A poll by Israel’s mass circulation Yedioth Ahronoth newspaper found Olmert’s deputy, Foreign Minister Tzipi Livni, would win an internal vote to find a new leader for their centrist party.

Livni, Israel’s chief negotiator with the Palestinians, garnered the support of 39 percent of Kadima members, according to the poll. Transportation Minister Shaul Mofaz came in second with 25 percent. But a poll by the Maariv daily found that Livni, as Olmert’s successor, would lose to Benjamin Netanyahu of the right-wing Likud Party if a general election was held today.

Lawmaker Tzachi Hanegbi, head of Kadima’s central committee, told Israel Radio on Friday that Kadima delegates would convene a meeting on a leadership ballot after Olmert returns from a visit to the United States at the end of next week.

Kadima sources said Olmert wants his centrist party to put off any such vote for months, hoping to ride out the police investigation into allegations he accepted envelopes filled with cash from a Jewish-American businessman.

Olmert has denied wrongdoing but has said he would resign if indicted.
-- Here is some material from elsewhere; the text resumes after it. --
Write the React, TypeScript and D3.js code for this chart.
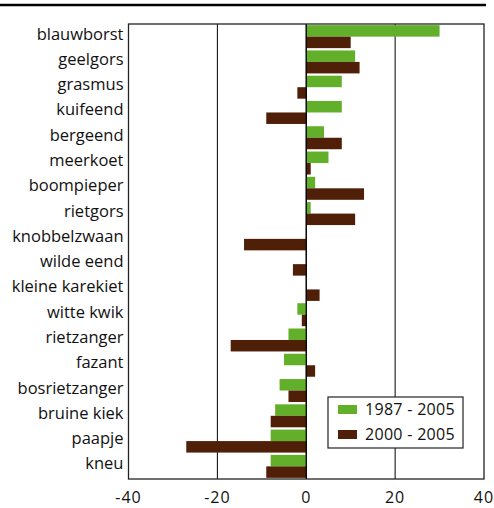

The turmoil threatens to derail U.S.-backed peace talks between Israel and the Palestinians.

Sixty percent of Kadima’s members believe Olmert does not have to resign at this stage in the investigation, the Yedioth Ahronoth poll found.

Olmert has responded to the crisis with a business-as-usual approach. He is expected to meet Palestinian President Mahmoud Abbas as early as Sunday, Israeli officials said. Palestinian negotiator Saeb Erekat said a date has yet to be set.

Israel’s attorney-general, Menachem Mazuz, said on Thursday the investigation would be accelerated “in order to complete it as soon as possible”. He gave no precise timeframe for a decision on whether to indict the prime minister.

Olmert has survived similar scandals in the past.